* **DATA SECTION**
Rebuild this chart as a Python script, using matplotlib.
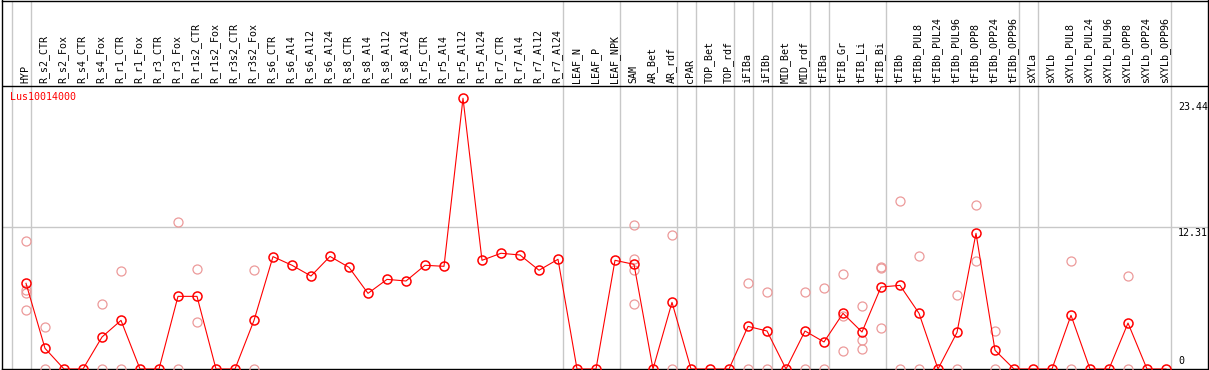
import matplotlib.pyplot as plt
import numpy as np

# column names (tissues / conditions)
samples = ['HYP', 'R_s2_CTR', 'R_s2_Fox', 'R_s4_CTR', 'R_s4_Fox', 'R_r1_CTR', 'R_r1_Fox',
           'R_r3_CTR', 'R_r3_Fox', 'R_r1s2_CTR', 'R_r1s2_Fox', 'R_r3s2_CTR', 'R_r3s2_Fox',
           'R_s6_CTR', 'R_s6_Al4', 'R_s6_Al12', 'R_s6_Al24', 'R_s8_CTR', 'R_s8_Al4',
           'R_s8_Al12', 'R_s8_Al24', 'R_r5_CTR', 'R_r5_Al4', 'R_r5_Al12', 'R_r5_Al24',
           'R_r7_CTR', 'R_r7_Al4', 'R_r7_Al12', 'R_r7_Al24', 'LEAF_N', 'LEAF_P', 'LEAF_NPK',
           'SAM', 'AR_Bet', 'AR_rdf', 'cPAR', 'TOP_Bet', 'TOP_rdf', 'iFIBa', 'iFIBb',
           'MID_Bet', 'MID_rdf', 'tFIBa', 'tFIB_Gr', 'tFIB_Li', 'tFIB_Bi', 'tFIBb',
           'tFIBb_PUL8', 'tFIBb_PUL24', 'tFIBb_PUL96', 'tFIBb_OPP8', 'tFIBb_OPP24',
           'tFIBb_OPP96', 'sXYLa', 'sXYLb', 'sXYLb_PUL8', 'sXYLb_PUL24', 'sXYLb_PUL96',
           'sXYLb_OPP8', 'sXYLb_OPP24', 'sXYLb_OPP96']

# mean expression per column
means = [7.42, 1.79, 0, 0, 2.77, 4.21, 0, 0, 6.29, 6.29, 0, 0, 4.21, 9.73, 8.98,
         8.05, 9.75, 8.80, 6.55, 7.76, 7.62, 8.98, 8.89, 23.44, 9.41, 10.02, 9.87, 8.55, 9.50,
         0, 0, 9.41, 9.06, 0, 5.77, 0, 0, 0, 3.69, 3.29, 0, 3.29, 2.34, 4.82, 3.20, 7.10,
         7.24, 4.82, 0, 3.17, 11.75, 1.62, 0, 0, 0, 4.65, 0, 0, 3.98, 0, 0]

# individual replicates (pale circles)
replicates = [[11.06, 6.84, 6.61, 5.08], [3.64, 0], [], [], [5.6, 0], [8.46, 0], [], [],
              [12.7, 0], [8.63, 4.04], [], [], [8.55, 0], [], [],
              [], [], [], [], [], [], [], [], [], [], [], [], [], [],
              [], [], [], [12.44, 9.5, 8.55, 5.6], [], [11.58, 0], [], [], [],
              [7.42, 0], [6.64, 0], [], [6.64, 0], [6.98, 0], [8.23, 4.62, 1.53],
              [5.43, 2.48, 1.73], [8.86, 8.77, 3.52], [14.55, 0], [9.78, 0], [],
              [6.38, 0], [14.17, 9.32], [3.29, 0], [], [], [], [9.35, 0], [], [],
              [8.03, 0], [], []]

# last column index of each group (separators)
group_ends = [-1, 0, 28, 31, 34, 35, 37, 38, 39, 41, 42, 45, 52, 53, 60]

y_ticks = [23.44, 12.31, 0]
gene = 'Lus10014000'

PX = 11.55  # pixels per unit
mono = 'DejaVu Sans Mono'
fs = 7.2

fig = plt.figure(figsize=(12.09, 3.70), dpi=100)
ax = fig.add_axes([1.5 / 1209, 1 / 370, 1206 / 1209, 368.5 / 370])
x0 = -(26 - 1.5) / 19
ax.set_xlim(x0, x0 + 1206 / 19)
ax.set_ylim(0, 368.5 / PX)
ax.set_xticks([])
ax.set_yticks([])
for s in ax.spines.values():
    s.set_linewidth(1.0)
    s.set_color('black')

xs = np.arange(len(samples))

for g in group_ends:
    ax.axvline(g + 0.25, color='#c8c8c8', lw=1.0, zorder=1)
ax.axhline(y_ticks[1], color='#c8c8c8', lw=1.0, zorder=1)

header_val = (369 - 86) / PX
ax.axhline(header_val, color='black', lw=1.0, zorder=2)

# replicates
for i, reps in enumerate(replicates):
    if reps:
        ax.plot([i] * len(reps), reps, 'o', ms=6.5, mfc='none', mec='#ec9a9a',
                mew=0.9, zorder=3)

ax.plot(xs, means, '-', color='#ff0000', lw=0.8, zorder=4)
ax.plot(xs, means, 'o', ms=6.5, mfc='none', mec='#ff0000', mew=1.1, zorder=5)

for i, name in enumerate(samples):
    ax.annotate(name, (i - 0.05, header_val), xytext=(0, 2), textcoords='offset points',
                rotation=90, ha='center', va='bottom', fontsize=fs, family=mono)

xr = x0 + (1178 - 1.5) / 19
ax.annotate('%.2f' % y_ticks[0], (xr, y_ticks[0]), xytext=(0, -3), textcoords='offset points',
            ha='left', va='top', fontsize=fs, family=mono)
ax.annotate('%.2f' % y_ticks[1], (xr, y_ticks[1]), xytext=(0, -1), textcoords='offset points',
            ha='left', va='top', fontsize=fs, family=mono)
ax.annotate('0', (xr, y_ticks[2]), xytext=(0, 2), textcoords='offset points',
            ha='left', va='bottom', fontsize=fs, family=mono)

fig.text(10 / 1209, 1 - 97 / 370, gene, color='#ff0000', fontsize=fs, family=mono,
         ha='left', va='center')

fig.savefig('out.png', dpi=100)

* **WHAT TO PRODUCE**
Each line of the data should be quoted exactly, with pictures left out.

* **FINAL RESULT**
Rebuild this chart as a Python script, using matplotlib.
import matplotlib.pyplot as plt
import numpy as np

# column names (tissues / conditions)
samples = ['HYP', 'R_s2_CTR', 'R_s2_Fox', 'R_s4_CTR', 'R_s4_Fox', 'R_r1_CTR', 'R_r1_Fox',
           'R_r3_CTR', 'R_r3_Fox', 'R_r1s2_CTR', 'R_r1s2_Fox', 'R_r3s2_CTR', 'R_r3s2_Fox',
           'R_s6_CTR', 'R_s6_Al4', 'R_s6_Al12', 'R_s6_Al24', 'R_s8_CTR', 'R_s8_Al4',
           'R_s8_Al12', 'R_s8_Al24', 'R_r5_CTR', 'R_r5_Al4', 'R_r5_Al12', 'R_r5_Al24',
           'R_r7_CTR', 'R_r7_Al4', 'R_r7_Al12', 'R_r7_Al24', 'LEAF_N', 'LEAF_P', 'LEAF_NPK',
           'SAM', 'AR_Bet', 'AR_rdf', 'cPAR', 'TOP_Bet', 'TOP_rdf', 'iFIBa', 'iFIBb',
           'MID_Bet', 'MID_rdf', 'tFIBa', 'tFIB_Gr', 'tFIB_Li', 'tFIB_Bi', 'tFIBb',
           'tFIBb_PUL8', 'tFIBb_PUL24', 'tFIBb_PUL96', 'tFIBb_OPP8', 'tFIBb_OPP24',
           'tFIBb_OPP96', 'sXYLa', 'sXYLb', 'sXYLb_PUL8', 'sXYLb_PUL24', 'sXYLb_PUL96',
           'sXYLb_OPP8', 'sXYLb_OPP24', 'sXYLb_OPP96']

# mean expression per column
means = [7.42, 1.79, 0, 0, 2.77, 4.21, 0, 0, 6.29, 6.29, 0, 0, 4.21, 9.73, 8.98,
         8.05, 9.75, 8.80, 6.55, 7.76, 7.62, 8.98, 8.89, 23.44, 9.41, 10.02, 9.87, 8.55, 9.50,
         0, 0, 9.41, 9.06, 0, 5.77, 0, 0, 0, 3.69, 3.29, 0, 3.29, 2.34, 4.82, 3.20, 7.10,
         7.24, 4.82, 0, 3.17, 11.75, 1.62, 0, 0, 0, 4.65, 0, 0, 3.98, 0, 0]

# individual replicates (pale circles)
replicates = [[11.06, 6.84, 6.61, 5.08], [3.64, 0], [], [], [5.6, 0], [8.46, 0], [], [],
              [12.7, 0], [8.63, 4.04], [], [], [8.55, 0], [], [],
              [], [], [], [], [], [], [], [], [], [], [], [], [], [],
              [], [], [], [12.44, 9.5, 8.55, 5.6], [], [11.58, 0], [], [], [],
              [7.42, 0], [6.64, 0], [], [6.64, 0], [6.98, 0], [8.23, 4.62, 1.53],
              [5.43, 2.48, 1.73], [8.86, 8.77, 3.52], [14.55, 0], [9.78, 0], [],
              [6.38, 0], [14.17, 9.32], [3.29, 0], [], [], [], [9.35, 0], [], [],
              [8.03, 0], [], []]

# last column index of each group (separators)
group_ends = [-1, 0, 28, 31, 34, 35, 37, 38, 39, 41, 42, 45, 52, 53, 60]

y_ticks = [23.44, 12.31, 0]
gene = 'Lus10014000'

PX = 11.55  # pixels per unit
mono = 'DejaVu Sans Mono'
fs = 7.2

fig = plt.figure(figsize=(12.09, 3.70), dpi=100)
ax = fig.add_axes([1.5 / 1209, 1 / 370, 1206 / 1209, 368.5 / 370])
x0 = -(26 - 1.5) / 19
ax.set_xlim(x0, x0 + 1206 / 19)
ax.set_ylim(0, 368.5 / PX)
ax.set_xticks([])
ax.set_yticks([])
for s in ax.spines.values():
    s.set_linewidth(1.0)
    s.set_color('black')

xs = np.arange(len(samples))

for g in group_ends:
    ax.axvline(g + 0.25, color='#c8c8c8', lw=1.0, zorder=1)
ax.axhline(y_ticks[1], color='#c8c8c8', lw=1.0, zorder=1)

header_val = (369 - 86) / PX
ax.axhline(header_val, color='black', lw=1.0, zorder=2)

# replicates
for i, reps in enumerate(replicates):
    if reps:
        ax.plot([i] * len(reps), reps, 'o', ms=6.5, mfc='none', mec='#ec9a9a',
                mew=0.9, zorder=3)

ax.plot(xs, means, '-', color='#ff0000', lw=0.8, zorder=4)
ax.plot(xs, means, 'o', ms=6.5, mfc='none', mec='#ff0000', mew=1.1, zorder=5)

for i, name in enumerate(samples):
    ax.annotate(name, (i - 0.05, header_val), xytext=(0, 2), textcoords='offset points',
                rotation=90, ha='center', va='bottom', fontsize=fs, family=mono)

xr = x0 + (1178 - 1.5) / 19
ax.annotate('%.2f' % y_ticks[0], (xr, y_ticks[0]), xytext=(0, -3), textcoords='offset points',
            ha='left', va='top', fontsize=fs, family=mono)
ax.annotate('%.2f' % y_ticks[1], (xr, y_ticks[1]), xytext=(0, -1), textcoords='offset points',
            ha='left', va='top', fontsize=fs, family=mono)
ax.annotate('0', (xr, y_ticks[2]), xytext=(0, 2), textcoords='offset points',
            ha='left', va='bottom', fontsize=fs, family=mono)

fig.text(10 / 1209, 1 - 97 / 370, gene, color='#ff0000', fontsize=fs, family=mono,
         ha='left', va='center')

fig.savefig('out.png', dpi=100)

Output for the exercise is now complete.